Sur la manière de mobiliser les ressources, les Scop semblent se situer plus du côté des entrepreneurs commerciaux puisqu’elles ne semblent pas connaître le type de difficultés éprouvées par les entrepreneurs sociaux pour mobiliser des financements et motiver leurs salariés.

La Scop semble proche de la PME « classique » par l’attention portée aux salariés, à la communauté locale et par l’absence de codification de sa performance extrafinancière (Jenkins, 2004 ; Spence, 2007). Il serait intéressant néanmoins pour une étude future de comparer un échantillon plus large de PME Scop et de PME non Scop pour confirmer ou non les éléments de convergence trouvés dans la présente étude.
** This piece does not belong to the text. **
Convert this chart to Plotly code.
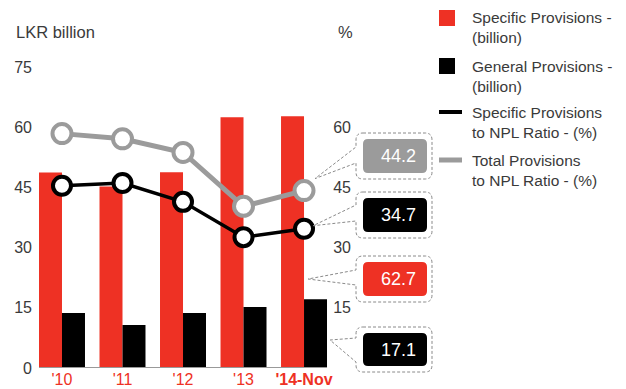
import plotly.graph_objects as go

# ---------------- data ----------------
years = ["'10", "'11", "'12", "'13", "<b>'14-Nov</b>"]
specific_prov = [48.7, 45.2, 48.8, 62.5, 62.7]     # LKR billion
general_prov = [13.7, 10.7, 13.7, 15.2, 17.1]      # LKR billion
specific_ratio = [45.4, 46.1, 41.4, 32.6, 34.7]    # %
total_ratio = [58.4, 57.1, 53.7, 40.3, 44.2]       # %
y_ticks = [0, 15, 30, 45, 60, 75]

RED = "#EE3124"
BLACK = "#000000"
GREY = "#9B9B9B"
TXT = "#3A3A3A"
FONT = "Liberation Sans"

W, H = 626, 389
L, R, T, B = 39, 354, 67, 368            # plot area in pixels
XMIN, XMAX = -0.38, 4.826
YMIN, YMAX = 0, 75
BW = 0.38

def px2x(px):
    return (px - L) / (R - L)

def py2y(py):
    return (B - py) / (B - T)

def cat_px(i):
    return L + (i - XMIN) / (XMAX - XMIN) * (R - L)

def val_py(v):
    return B - (v - YMIN) / (YMAX - YMIN) * (B - T)

xs = list(range(len(years)))

fig = go.Figure()
fig.add_trace(go.Bar(x=xs, y=specific_prov, width=BW, offset=-BW,
                     marker=dict(color=RED, line=dict(width=0)), yaxis="y"))
fig.add_trace(go.Bar(x=xs, y=general_prov, width=BW, offset=0,
                     marker=dict(color=BLACK, line=dict(width=0)), yaxis="y"))
fig.add_trace(go.Scatter(x=xs, y=total_ratio, mode="lines+markers", yaxis="y2",
                         line=dict(color=GREY, width=5), cliponaxis=False,
                         marker=dict(size=19, color="white", line=dict(color=GREY, width=4))))
fig.add_trace(go.Scatter(x=xs, y=specific_ratio, mode="lines+markers", yaxis="y2",
                         line=dict(color=BLACK, width=3.5), cliponaxis=False,
                         marker=dict(size=18, color="white", line=dict(color=BLACK, width=4))))

shapes = []
annotations = []

# baseline spanning the bars
shapes.append(dict(type="line", xref="x", yref="y", x0=XMIN, x1=len(years) - 1 + BW,
                   y0=0, y1=0, line=dict(color="#999999", width=2), layer="above"))

# axis titles
annotations.append(dict(text="LKR billion", xref="paper", yref="paper", x=px2x(14), y=py2y(32),
                        xanchor="left", yanchor="middle", showarrow=False,
                        font=dict(size=16.5, color=TXT, family=FONT)))
annotations.append(dict(text="%", xref="paper", yref="paper", x=px2x(355), y=py2y(32),
                        xanchor="right", yanchor="middle", showarrow=False,
                        font=dict(size=16.5, color=TXT, family=FONT)))

# legend (manual)
leg = [
    ("rect", RED, "Specific Provisions -<br>(billion)", 18),
    ("rect", BLACK, "General Provisions -<br>(billion)", 66),
    ("line", BLACK, "Specific Provisions<br>to NPL Ratio - (%)", 112),
    ("line", GREY, "Total Provisions<br>to NPL Ratio - (%)", 160),
]
for kind, col, label, cy in leg:
    if kind == "rect":
        shapes.append(dict(type="rect", xref="paper", yref="paper",
                           x0=px2x(439), x1=px2x(455), y0=py2y(cy - 8), y1=py2y(cy + 8),
                           fillcolor=col, line=dict(width=0)))
    else:
        shapes.append(dict(type="line", xref="paper", yref="paper",
                           x0=px2x(439), x1=px2x(462), y0=py2y(cy), y1=py2y(cy),
                           line=dict(color=col, width=5 if col == GREY else 4)))
    annotations.append(dict(text=label, xref="paper", yref="paper", x=px2x(470), y=py2y(cy + 10),
                            xanchor="left", yanchor="middle", align="left", showarrow=False,
                            font=dict(size=15.5, color=TXT, family=FONT)))

# callouts
def rounded_rect(x0, y0, x1, y1, r):
    return (f"M{px2x(x0 + r)},{py2y(y0)} L{px2x(x1 - r)},{py2y(y0)} "
            f"Q{px2x(x1)},{py2y(y0)} {px2x(x1)},{py2y(y0 + r)} "
            f"L{px2x(x1)},{py2y(y1 - r)} Q{px2x(x1)},{py2y(y1)} {px2x(x1 - r)},{py2y(y1)} "
            f"L{px2x(x0 + r)},{py2y(y1)} Q{px2x(x0)},{py2y(y1)} {px2x(x0)},{py2y(y1 - r)} "
            f"L{px2x(x0)},{py2y(y0 + r)} Q{px2x(x0)},{py2y(y0)} {px2x(x0 + r)},{py2y(y0)} Z")

def bubble(x0, y0, x1, y1, r, t1, t2, tx, ty):
    return (f"M{px2x(x0 + r)},{py2y(y0)} L{px2x(x1 - r)},{py2y(y0)} "
            f"Q{px2x(x1)},{py2y(y0)} {px2x(x1)},{py2y(y0 + r)} "
            f"L{px2x(x1)},{py2y(y1 - r)} Q{px2x(x1)},{py2y(y1)} {px2x(x1 - r)},{py2y(y1)} "
            f"L{px2x(x0 + r)},{py2y(y1)} Q{px2x(x0)},{py2y(y1)} {px2x(x0)},{py2y(y1 - r)} "
            f"L{px2x(x0)},{py2y(t2)} L{px2x(tx)},{py2y(ty)} L{px2x(x0)},{py2y(t1)} "
            f"L{px2x(x0)},{py2y(y0 + r)} Q{px2x(x0)},{py2y(y0)} {px2x(x0 + r)},{py2y(y0)} Z")

last = len(years) - 1
cx_last = cat_px(last)
bar_right = cat_px(last + BW)
callouts = [
    # value, fill, box top, box bottom, tail top, tail bottom, tip x, tip y
    (total_ratio[last], GREY, 133, 179, 147, 163, cx_last + 11, val_py(total_ratio[last]) - 12),
    (specific_ratio[last], BLACK, 192, 238, 205, 221, cx_last + 9, val_py(specific_ratio[last]) - 3),
    (specific_prov[last], RED, 256, 302, 270, 285, cx_last + 4, 279),
    (general_prov[last], BLACK, 327, 372, 338, 362, bar_right + 3, 340),
]
for v, col, y0, y1, t1, t2, tx, ty in callouts:
    shapes.append(dict(type="path", xref="paper", yref="paper",
                       path=bubble(356, y0, 432, y1, 7, t1, t2, tx, ty),
                       line=dict(color="#8A8A8A", width=1, dash="3px,2px"), fillcolor="rgba(0,0,0,0)"))
    shapes.append(dict(type="path", xref="paper", yref="paper",
                       path=rounded_rect(363, y0 + 6, 427, y1 - 6, 5),
                       line=dict(width=0), fillcolor=col))
    annotations.append(dict(text=f"{v:.1f}", xref="paper", yref="paper",
                            x=px2x(418), y=py2y((y0 + y1) / 2), xanchor="right", yanchor="middle",
                            showarrow=False, font=dict(size=18, color="white", family=FONT)))

fig.update_layout(
    width=W, height=H, autosize=False,
    margin=dict(l=L, r=W - R, t=T, b=H - B, pad=0),
    paper_bgcolor="white", plot_bgcolor="white",
    showlegend=False, barmode="overlay",
    font=dict(family=FONT, color=TXT, size=16),
    xaxis=dict(range=[XMIN, XMAX], tickmode="array", tickvals=xs, ticktext=years,
               showgrid=False, zeroline=False, showline=False, ticks="",
               tickfont=dict(color=RED, size=16, family=FONT), automargin=False,
               ticklabelstandoff=0),
    yaxis=dict(range=[YMIN, YMAX], tickmode="array", tickvals=y_ticks,
               showgrid=False, zeroline=False, showline=False, ticks="",
               tickfont=dict(size=16, color=TXT, family=FONT), automargin=False,
               ticklabelstandoff=6),
    yaxis2=dict(range=[YMIN, YMAX], tickmode="array", tickvals=y_ticks, overlaying="y", side="right",
                showgrid=False, zeroline=False, showline=False, ticks="",
                ticklabelposition="inside",
                tickfont=dict(size=16, color=TXT, family=FONT), automargin=False),
    shapes=shapes, annotations=annotations,
)

fig.write_html("out.html")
Par ailleurs, étant donné l’importance du contexte (Berthoin-Antal et Sobczak, 2007) pour promouvoir ou non une mission d’entreprise comportant de multiples objectifs (économiques et sociaux notamment), il serait intéressant de conduire de futures recherches comparatives sur des Scop d’autres pays en Europe ou ailleurs.

Enfin, une des limites de notre étude serait d’avoir exploré exclusivement le point de vue des dirigeants/fondateurs de Scop en occultant celui des salariés non dirigeants. Cela aurait pour effet d’avoir mesuré uniquement l’identité souhaitée et idéalisée du dirigeant, ne reflétant pas la réalité organisationnelle des firmes étudiées.

En conclusion, notre étude soulève deux questions intéressantes à la fois pour les chercheurs en gestion et pour les managers : la Scop offre un modèle d’équilibre entre pérennité de l’entreprise et place accordée au salarié et nous interpelle sur la notion de la valeur sociale. La Scop pointerait vers une nouvelle forme d’entrepreneuriat social par l’attention à la création de valeur sociale interne (gouvernance participative, transparence, justice sociale, etc.) qui pourrait, dans un deuxième temps et à une plus grande échelle, créer de la valeur sociale dans la société au sens large.